Kent Jones, the associate director of programming at New York's Film Society of Lincoln Center, left his position earlier this month too. Last year, Christian Gaines exited his post directing the AFI Festival to run the online festival submission/distribution entity Withoutabox, while former South by Southwest programmer Matt Dentler left the Austin, Texas, gathering to work in digital media sales for Cinetic Rights Management.

This recent surge of job switches was not set off by any single fracture within independent film (where a number of top distributors have closed their doors) or inside the festival world (which is suffering its own shakeout, with numerous festivals shutting down). But the moves do underscore how volatile the festival world has suddenly become and how programmers foresee leaner and more focused events in the months ahead.

"There's been more news in the independent film festival world in the last three weeks than I can recall ever happening in my life," says Nancy Schafer, executive director of the increasingly prominent Tribeca Film Festival, whose eighth annual get-together runs in New York from April 22 to May 4.

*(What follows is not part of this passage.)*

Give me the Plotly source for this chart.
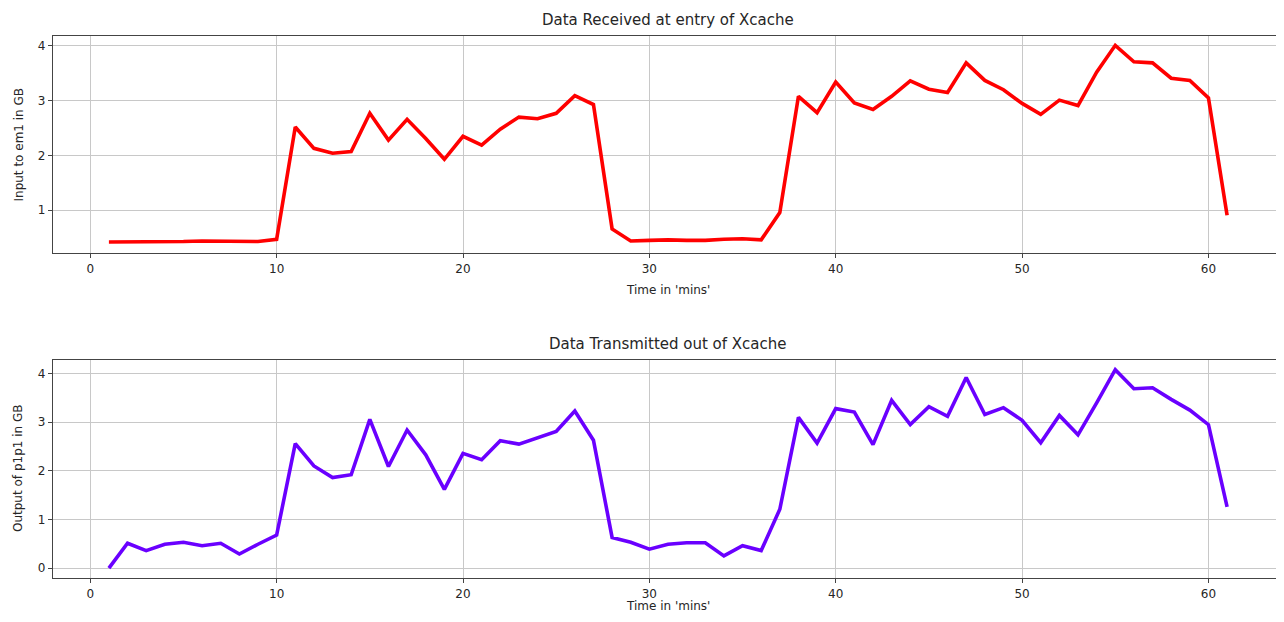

Says Trevor Groth, a veteran Sundance programmer who also serves as artistic director for the up-and-coming Las Vegas CineVegas Film Festival, marking its 11th edition this summer: "It's indicative of what's happening in the indie world -- there's a lot of change going on."

Taken together, the leadership shifts play up the importance of hiring the right festival director -- typically chosen by a board of directors -- and of the director selecting the right programming staff. Choose well and you're presiding over the next big thing; make a poor choice, your movie-lover event goes the way of Smell-o-Vision.